Hate speech: non viola la libertà di espressione la condanna penale di un politico per commenti illeciti postati da terzi sulla bacheca di un social network

La Redazione
31 Luglio 2023

Nella causa in questione il ricorrente, che all'epoca era un rappresentante eletto locale e un candidato alle elezioni parlamentari, ha sostenuto che la sua condanna penale per incitamento all'odio o alla violenza contro un gruppo di persone o una persona a causa di una particolare religione e perché non era riuscito a rimuovere tempestivamente i commenti inviati da terzi sulla bacheca del suo account social, fosse contraria all'art. 10 della Convenzione EDU. Tuttavia, la Grande Chambre della Corte EDU, con pronuncia del 15 maggio 2023 (n. 45581/15), ha statuito la non violazione della libertà di espressione in quanto l'ingerenza può risultare «necessaria in una società democratica». Secondo la Corte di Strasburgo le decisioni dei giudici interni si basavano su motivi pertinenti e sufficienti, sia sotto il profilo della responsabilità del ricorrente, in quanto uomo politico, per i commenti illeciti pubblicati da terzi, essi stessi identificati e perseguiti come complici, che per quanto riguarda la sua condanna penale.

In data 15 maggio 2023, la Grande Camera della Corte Europea dei Diritti dell'Uomo si è pronunciata su un caso, già oggetto, nel 2021, di una decisione resa nel settembre 2021 dalla Quinta Sezione della stessa Corte. La recente decisione della Corte EDU rappresenta una pronuncia particolarmente importante nel contesto sua giurisprudenza in ambito di discorsi d'odio (hate speech).

La causa riguarda la condanna penale del ricorrente, all'epoca esponente politico di un partito francese e in corsa a delle elezioni parlamentari, per incitazione all'odio o alla violenza nei confronti di un gruppo di persone o di una persona a motivo di una religione determinata, per aver pubblicato sulla propria bacheca di un noto social network, accessibile pubblicamente, un post dove derideva il proprio avversario politico. In seguito, sono apparsi numerosi commenti al di sotto del post, contenenti frasi offensive nei riguardi dell'avversario politico del ricorrente.

Il ricorrente lamentava il fatto per cui la propria condanna penale per incitamento all'odio o alla violenza e la circostanza di non esser riuscito a rimuovere tempestivamente i commenti inviati da terzi sulla bacheca del suo account Facebook, fossero contrarie all'art. 10 della Convenzione EDU.

In tale controversia era unicamente in causa la mancanza di vigilanza e di reazione del ricorrente nei confronti dei commenti pubblicati da terzi. Si poneva così la questione della responsabilità condivisa dei diversi attori che intervengono sui social network.
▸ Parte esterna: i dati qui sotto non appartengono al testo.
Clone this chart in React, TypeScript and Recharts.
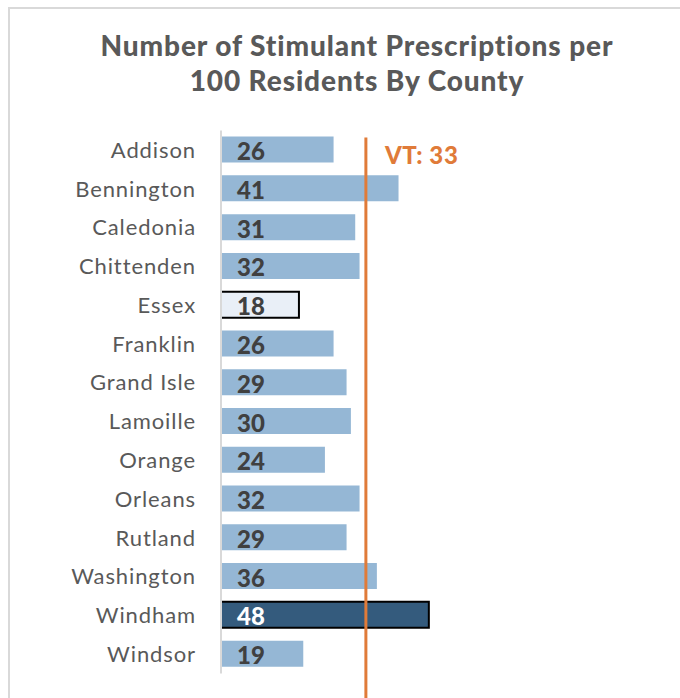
import { BarChart, Bar, XAxis, YAxis, Cell, LabelList, ReferenceLine } from "recharts";

const counties = [
  "Addison", "Bennington", "Caledonia", "Chittenden", "Essex", "Franklin", "Grand Isle",
  "Lamoille", "Orange", "Orleans", "Rutland", "Washington", "Windham", "Windsor",
];
const rates = [26, 41, 31, 32, 18, 26, 29, 30, 24, 32, 29, 36, 48, 19];
const vtRate = 33;

const data = counties.map((county, i) => ({ county, rate: rates[i] }));

const FONT = "Lato, 'Open Sans', sans-serif";
const BAR = "#95b7d5";
const LOW = "#e9eff7";
const HIGH = "#345b7d";
const ORANGE = "#e07b39";
const TEXT = "#595959";

function barFill(county: string) {
  if (county === "Essex") return LOW;
  if (county === "Windham") return HIGH;
  return BAR;
}

function ValueLabel(props: any) {
  const { x, y, height, value, index } = props;
  const dark = counties[index] === "Windham";
  return (
    <text
      x={x + 16}
      y={y + height / 2 + 1}
      dominantBaseline="central"
      fontFamily={FONT}
      fontWeight={900}
      fontSize={24}
      fill={dark ? "#ffffff" : "#404040"}
    >
      {value}
    </text>
  );
}

// vertical reference line runs past the plot area, down to the bottom edge
function VtLine(props: any) {
  const { x1, y1, x2, y2 } = props;
  const top = Math.min(y1, y2);
  const bottom = Math.max(y1, y2);
  return <line x1={x1 + 2} y1={top + 7} x2={x2 + 2} y2={bottom + 30} stroke={ORANGE} strokeWidth={3} />;
}

function VtLabel(props: any) {
  const { viewBox } = props;
  return (
    <text x={viewBox.x + 21} y={viewBox.y + 24} dominantBaseline="central" fontFamily={FONT} fontWeight={900} fontSize={24} letterSpacing={0.6} fill={ORANGE}>
      VT: {vtRate}
    </text>
  );
}

export default function App() {
  return (
    <div style={{ position: "fixed", left: 0, top: 0, width: 680, height: 698, background: "#fff", overflow: "hidden" }}>
      <div style={{ position: "absolute", left: 8, top: 7, right: -10, bottom: -10, borderLeft: "2px solid #d9d9d9", borderTop: "2px solid #d9d9d9" }} />
      <div
        style={{
          position: "absolute", left: 34, top: 28, width: 646, textAlign: "center",
          fontFamily: FONT, fontWeight: 900, fontSize: 28, letterSpacing: 0.9, lineHeight: "35px", color: TEXT,
        }}
      >
        Number of Stimulant Prescriptions per
        <br />
        100 Residents By County
      </div>
      <div style={{ position: "absolute", left: 0, top: 0 }}>
        <BarChart
          width={680}
          height={698}
          data={data}
          layout="vertical"
          margin={{ top: 130.6, right: 242.5, bottom: 24.6, left: 0 }}
        >
          <XAxis type="number" domain={[0, 50]} hide />
          <YAxis
            type="category"
            dataKey="county"
            width={221}
            tickLine={false}
            tickMargin={19}
            axisLine={{ stroke: "#d9d9d9", strokeWidth: 2 }}
            tick={{ fill: TEXT, fontSize: 22, fontFamily: FONT, letterSpacing: 0.9 }}
            interval={0}
          />
          <Bar dataKey="rate" barSize={26} isAnimationActive={false}>
            {data.map((d) => (
              <Cell
                key={d.county}
                fill={barFill(d.county)}
                stroke={d.county === "Essex" || d.county === "Windham" ? "#000" : "none"}
                strokeWidth={2}
              />
            ))}
            <LabelList dataKey="rate" content={ValueLabel} />
          </Bar>
          <ReferenceLine x={vtRate} ifOverflow="visible" shape={VtLine} label={VtLabel} />
        </BarChart>
      </div>
    </div>
  );
}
Le giurisdizioni penali, in applicazione del regime di «responsabilità a cascata» istituita dalla legge del 29 luglio 1982, avevano condannato gli autori dei messaggi controversi nonché il ricorrente nella sua qualità di «produttore», ossia di titolare del profilo Facebook.
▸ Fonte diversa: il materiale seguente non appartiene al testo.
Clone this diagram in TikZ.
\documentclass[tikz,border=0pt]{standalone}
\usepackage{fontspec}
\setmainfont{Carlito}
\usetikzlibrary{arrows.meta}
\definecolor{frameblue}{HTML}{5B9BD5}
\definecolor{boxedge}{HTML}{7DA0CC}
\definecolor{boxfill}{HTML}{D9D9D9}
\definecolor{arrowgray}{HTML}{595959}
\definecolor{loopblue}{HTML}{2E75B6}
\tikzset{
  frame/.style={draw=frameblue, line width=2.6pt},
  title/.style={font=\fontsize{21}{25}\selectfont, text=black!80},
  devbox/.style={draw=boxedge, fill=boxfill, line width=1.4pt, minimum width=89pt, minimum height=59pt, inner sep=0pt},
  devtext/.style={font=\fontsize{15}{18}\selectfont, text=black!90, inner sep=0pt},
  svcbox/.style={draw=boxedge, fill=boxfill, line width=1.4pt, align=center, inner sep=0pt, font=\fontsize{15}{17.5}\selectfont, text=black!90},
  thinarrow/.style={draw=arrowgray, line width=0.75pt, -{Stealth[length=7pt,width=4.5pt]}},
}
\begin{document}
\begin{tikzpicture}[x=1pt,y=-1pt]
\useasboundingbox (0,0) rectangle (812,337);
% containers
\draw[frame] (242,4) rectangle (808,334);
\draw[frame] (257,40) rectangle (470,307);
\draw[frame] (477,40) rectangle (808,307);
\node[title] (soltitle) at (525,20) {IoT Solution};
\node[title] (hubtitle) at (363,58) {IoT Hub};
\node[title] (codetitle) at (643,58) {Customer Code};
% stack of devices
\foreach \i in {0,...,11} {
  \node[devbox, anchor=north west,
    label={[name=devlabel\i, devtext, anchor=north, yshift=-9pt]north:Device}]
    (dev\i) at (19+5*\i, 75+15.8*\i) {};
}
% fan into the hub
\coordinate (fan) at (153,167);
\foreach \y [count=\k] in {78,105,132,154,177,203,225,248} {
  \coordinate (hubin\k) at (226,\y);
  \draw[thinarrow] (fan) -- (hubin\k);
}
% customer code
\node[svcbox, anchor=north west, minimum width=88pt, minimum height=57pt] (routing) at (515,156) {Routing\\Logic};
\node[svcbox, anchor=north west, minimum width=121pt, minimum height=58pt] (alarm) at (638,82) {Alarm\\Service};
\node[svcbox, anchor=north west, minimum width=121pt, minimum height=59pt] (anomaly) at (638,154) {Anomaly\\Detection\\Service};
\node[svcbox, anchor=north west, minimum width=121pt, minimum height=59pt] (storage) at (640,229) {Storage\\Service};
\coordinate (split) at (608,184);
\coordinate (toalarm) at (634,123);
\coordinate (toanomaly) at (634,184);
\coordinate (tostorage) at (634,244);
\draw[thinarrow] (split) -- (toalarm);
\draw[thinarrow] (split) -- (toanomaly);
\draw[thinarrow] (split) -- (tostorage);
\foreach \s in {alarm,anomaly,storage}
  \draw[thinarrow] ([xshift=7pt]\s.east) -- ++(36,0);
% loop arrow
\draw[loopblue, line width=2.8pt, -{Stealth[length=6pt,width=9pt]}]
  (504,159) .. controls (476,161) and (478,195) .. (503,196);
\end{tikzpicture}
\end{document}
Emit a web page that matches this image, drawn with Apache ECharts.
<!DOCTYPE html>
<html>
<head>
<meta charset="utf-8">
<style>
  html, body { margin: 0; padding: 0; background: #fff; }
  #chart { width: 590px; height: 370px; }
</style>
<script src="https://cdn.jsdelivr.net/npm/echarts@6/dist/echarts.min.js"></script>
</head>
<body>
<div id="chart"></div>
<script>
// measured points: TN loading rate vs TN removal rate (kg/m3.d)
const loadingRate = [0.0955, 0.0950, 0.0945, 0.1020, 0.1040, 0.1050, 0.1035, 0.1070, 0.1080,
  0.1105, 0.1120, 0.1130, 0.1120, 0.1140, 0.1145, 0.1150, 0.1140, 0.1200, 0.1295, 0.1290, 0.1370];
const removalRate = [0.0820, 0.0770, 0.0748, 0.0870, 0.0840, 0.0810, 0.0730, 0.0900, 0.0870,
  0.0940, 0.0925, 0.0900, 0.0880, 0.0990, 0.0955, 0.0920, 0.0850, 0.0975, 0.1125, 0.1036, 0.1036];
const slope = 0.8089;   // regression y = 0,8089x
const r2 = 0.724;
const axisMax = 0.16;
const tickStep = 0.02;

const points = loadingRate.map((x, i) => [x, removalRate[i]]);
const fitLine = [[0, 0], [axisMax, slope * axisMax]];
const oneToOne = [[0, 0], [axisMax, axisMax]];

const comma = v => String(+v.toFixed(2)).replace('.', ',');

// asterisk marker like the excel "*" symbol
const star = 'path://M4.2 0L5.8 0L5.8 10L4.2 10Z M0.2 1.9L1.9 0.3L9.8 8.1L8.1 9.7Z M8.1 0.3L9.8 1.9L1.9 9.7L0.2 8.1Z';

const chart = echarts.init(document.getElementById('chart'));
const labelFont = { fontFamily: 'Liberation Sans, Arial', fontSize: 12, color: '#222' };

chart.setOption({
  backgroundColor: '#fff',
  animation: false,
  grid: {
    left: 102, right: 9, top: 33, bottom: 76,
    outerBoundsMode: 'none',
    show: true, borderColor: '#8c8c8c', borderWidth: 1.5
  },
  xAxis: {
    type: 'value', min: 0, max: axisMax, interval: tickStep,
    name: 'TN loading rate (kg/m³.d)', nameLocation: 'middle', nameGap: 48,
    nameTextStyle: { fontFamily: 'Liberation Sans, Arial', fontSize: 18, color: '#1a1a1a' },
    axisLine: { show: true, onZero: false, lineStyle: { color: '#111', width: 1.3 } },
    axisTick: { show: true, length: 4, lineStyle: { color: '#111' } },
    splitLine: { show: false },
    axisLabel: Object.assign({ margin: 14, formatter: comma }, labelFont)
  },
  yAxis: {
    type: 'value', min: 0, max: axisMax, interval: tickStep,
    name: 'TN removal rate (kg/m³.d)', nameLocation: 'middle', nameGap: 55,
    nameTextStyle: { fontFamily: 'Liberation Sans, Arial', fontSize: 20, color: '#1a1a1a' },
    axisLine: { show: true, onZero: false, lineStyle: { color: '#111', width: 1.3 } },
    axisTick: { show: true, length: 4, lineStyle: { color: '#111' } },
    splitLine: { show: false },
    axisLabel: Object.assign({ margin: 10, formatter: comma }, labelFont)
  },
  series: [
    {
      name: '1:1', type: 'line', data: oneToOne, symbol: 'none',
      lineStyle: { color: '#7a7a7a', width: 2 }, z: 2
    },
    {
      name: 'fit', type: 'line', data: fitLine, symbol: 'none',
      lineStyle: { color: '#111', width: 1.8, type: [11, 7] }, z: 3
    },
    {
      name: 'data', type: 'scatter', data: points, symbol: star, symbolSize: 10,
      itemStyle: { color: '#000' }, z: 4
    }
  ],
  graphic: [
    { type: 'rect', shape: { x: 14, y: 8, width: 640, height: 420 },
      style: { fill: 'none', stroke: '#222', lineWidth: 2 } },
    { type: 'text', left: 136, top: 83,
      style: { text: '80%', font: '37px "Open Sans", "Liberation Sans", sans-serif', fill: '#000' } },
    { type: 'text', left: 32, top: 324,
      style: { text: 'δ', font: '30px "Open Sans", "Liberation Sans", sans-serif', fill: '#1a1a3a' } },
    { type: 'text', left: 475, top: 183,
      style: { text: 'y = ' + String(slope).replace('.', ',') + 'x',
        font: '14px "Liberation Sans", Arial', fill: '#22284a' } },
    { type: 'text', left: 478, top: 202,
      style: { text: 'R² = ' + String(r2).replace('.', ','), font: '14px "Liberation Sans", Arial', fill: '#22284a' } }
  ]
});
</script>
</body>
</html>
In primo luogo, la Corte EDU, nella pronuncia in esame ritiene che il quadro giuridico interno che istituisce la responsabilità condivisa di tutti gli attori coinvolti fosse definito con sufficiente precisione, ai sensi dell'art. 10 della Convenzione EDU, per consentire al ricorrente, nelle circostanze del caso di specie, di regolare la sua condotta.
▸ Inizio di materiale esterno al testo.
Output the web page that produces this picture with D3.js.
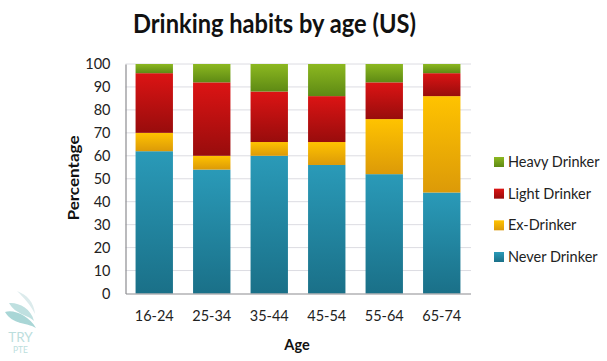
<!DOCTYPE html>
<html>
<head>
<meta charset="utf-8">
<script src="https://cdn.jsdelivr.net/npm/d3@7"></script>
<style>
html, body { margin: 0; padding: 0; background: #fff; }
text { font-family: Lato, "Open Sans", sans-serif; fill: #222; }
</style>
</head>
<body>
<div id="chart-area"></div>
<script>
var ages = ["16-24", "25-34", "35-44", "45-54", "55-64", "65-74"];
var seriesNames = ["Never Drinker", "Ex-Drinker", "Light Drinker", "Heavy Drinker"];
var neverDrinker = [62, 54, 60, 56, 52, 44];
var exDrinker = [8, 6, 6, 10, 24, 42];
var lightDrinker = [26, 32, 22, 20, 16, 10];
var heavyDrinker = [4, 8, 12, 14, 8, 4];
var yTicks = [0, 10, 20, 30, 40, 50, 60, 70, 80, 90, 100];

// top and bottom colour of each series gradient
var gradTop = ["#2a9ab8", "#ffc300", "#dc1414", "#8cb820"];
var gradBottom = ["#1a7088", "#dc9a08", "#980c0c", "#5e8a14"];

var svg = d3.select("#chart-area").append("svg")
	.attr("width", 607)
	.attr("height", 361)
	.style("display", "block");

var x = d3.scaleBand()
	.domain(ages)
	.range([125.5, 470.5])
	.paddingInner(0.35)
	.paddingOuter(0.175);

var y = d3.scaleLinear()
	.domain([0, 100])
	.range([293.5, 64]);

var defs = svg.append("defs");
seriesNames.forEach((name, i)=>{
	var g = defs.append("linearGradient")
		.attr("id", "grad" + i)
		.attr("x1", 0).attr("y1", 0)
		.attr("x2", 0).attr("y2", 1);
	g.append("stop").attr("offset", "0%").attr("stop-color", gradTop[i]);
	g.append("stop").attr("offset", "100%").attr("stop-color", gradBottom[i]);
});

// title, squeezed a bit because Lato runs wider than the original face
svg.append("text")
	.attr("x", 133)
	.attr("y", 33)
	.attr("textLength", 283)
	.attr("lengthAdjust", "spacingAndGlyphs")
	.style("font-size", "26px")
	.style("font-weight", "700")
	.style("fill", "#111")
	.text("Drinking habits by age (US)");

// gridlines
svg.selectAll(".grid").data(yTicks.slice(1)).enter()
	.append("line")
		.attr("class", "grid")
		.attr("x1", 125.5)
		.attr("x2", 471)
		.attr("y1", (d)=>{ return y(d); })
		.attr("y2", (d)=>{ return y(d); })
		.attr("stroke", "#dcdce2")
		.attr("stroke-width", 1);

// stacked bars
var rows = ages.map((a, i)=>{
	return {
		age: a,
		"Never Drinker": neverDrinker[i],
		"Ex-Drinker": exDrinker[i],
		"Light Drinker": lightDrinker[i],
		"Heavy Drinker": heavyDrinker[i]
	};
});
var stacked = d3.stack().keys(seriesNames)(rows);

var groups = svg.selectAll(".series").data(stacked).enter()
	.append("g")
		.attr("class", "series")
		.attr("fill", (d, i)=>{ return "url(#grad" + i + ")"; });

groups.selectAll("rect").data((d)=>{ return d; }).enter()
	.append("rect")
		.attr("x", (d)=>{ return x(d.data.age); })
		.attr("y", (d)=>{ return y(d[1]); })
		.attr("width", x.bandwidth())
		.attr("height", (d)=>{ return y(d[0]) - y(d[1]); });

// axes
var yAxis = d3.axisLeft(y).tickValues(yTicks).tickSize(0).tickPadding(15);
var gy = svg.append("g").attr("transform", "translate(125.5,0)").call(yAxis);
gy.select(".domain").attr("stroke", "#8c8c90").attr("stroke-width", 1.2);
gy.selectAll("text").style("font-size", "14.5px");

var xAxis = d3.axisBottom(x).tickSize(0).tickPadding(17);
var gx = svg.append("g").attr("transform", "translate(0,293.5)").call(xAxis);
gx.select(".domain").attr("stroke", "#8c8c90").attr("stroke-width", 1.2);
gx.selectAll("text").style("font-size", "14.5px");

// axis titles
svg.append("text")
	.attr("transform", "translate(79,178) rotate(-90)")
	.attr("text-anchor", "middle")
	.attr("textLength", 85)
	.attr("lengthAdjust", "spacingAndGlyphs")
	.style("font-size", "15.5px")
	.style("font-weight", "700")
	.style("fill", "#111")
	.text("Percentage");

svg.append("text")
	.attr("x", 297)
	.attr("y", 350)
	.attr("text-anchor", "middle")
	.style("font-size", "14.5px")
	.style("font-weight", "700")
	.style("fill", "#111")
	.text("Age");

// legend, heavy on top
var legendNames = seriesNames.slice().reverse();
var legend = d3.scalePoint()
	.domain(legendNames)
	.range([162, 257]);

var items = svg.selectAll(".legend").data(legendNames).enter()
	.append("g")
		.attr("class", "legend")
		.attr("transform", (d)=>{ return "translate(494," + legend(d) + ")"; });

items.append("rect")
	.attr("y", -5)
	.attr("width", 10)
	.attr("height", 10)
	.attr("fill", (d)=>{ return "url(#grad" + seriesNames.indexOf(d) + ")"; });

items.append("text")
	.attr("x", 14)
	.attr("dy", "0.35em")
	.style("font-size", "14.5px")
	.text((d)=>{ return d; });

// watermark
var mark = svg.append("g");
mark.append("path").attr("d", "M17 291 C27 295 34 302 35 314 C30 304 24 298 17 291 Z").attr("fill", "#dcebec");
mark.append("path").attr("d", "M9 303 C18 302 31 308 34 321 C27 314 16 315 9 303 Z").attr("fill", "#bfe0e0");
mark.append("path").attr("d", "M5 312 C14 309 29 316 36 328 C26 322 13 325 5 312 Z").attr("fill", "#a9d6d6");
svg.append("text").attr("x", 20.5).attr("y", 342).attr("text-anchor", "middle")
	.style("font-size", "13.5px").style("fill", "#bcdedd").text("TRY");
svg.append("text").attr("x", 20.5).attr("y", 353).attr("text-anchor", "middle")
	.style("font-size", "8.5px").style("fill", "#bcdedd").text("PTE");
</script>
</body>
</html>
In secondo luogo, la Corte riconosce, al pari delle giurisdizioni interne, che i commenti controversi che si inserivano nel quadro specifico di un periodo elettorale, interpretati e valutati nel loro contesto immediato, erano sicuramente dei discorsi d'odio e quindi, illeciti.

In terzo luogo, essa ritiene che l'ingerenza nella libertà di espressione del ricorrente perseguisse non solo lo scopo legittimo di tutelare la reputazione o i diritti altrui, ma anche quello di assicurare la difesa dell'ordine e la prevenzione del crimine. Avendo il ricorrente deciso di rendere pubblico l'accesso alla bacheca del suo account social e di aver così «autorizzato i suoi amici a pubblicare commenti», la Corte rileva poi che egli non poteva ignorare, tenuto conto del contesto locale ed elettorale teso che esisteva all'epoca dei fatti, che tale opzione era manifestamente gravida di conseguenze.

Tenuto conto del margine di valutazione dello Stato convenuto, la Corte conclude che le decisioni dei giudici interni si basavano su motivi pertinenti e sufficienti, sia sotto il profilo della responsabilità del ricorrente, in quanto uomo politico, per i commenti illeciti pubblicati da terzi, essi stessi identificati e perseguiti come complici, che per quanto riguarda la sua condanna penale.

Pertanto, l'ingerenza controversa può risultare «necessaria in una società democratica». Per la Corte, dunque, non vi è stata pertanto violazione dell'art. 10 della Convenzione EDU.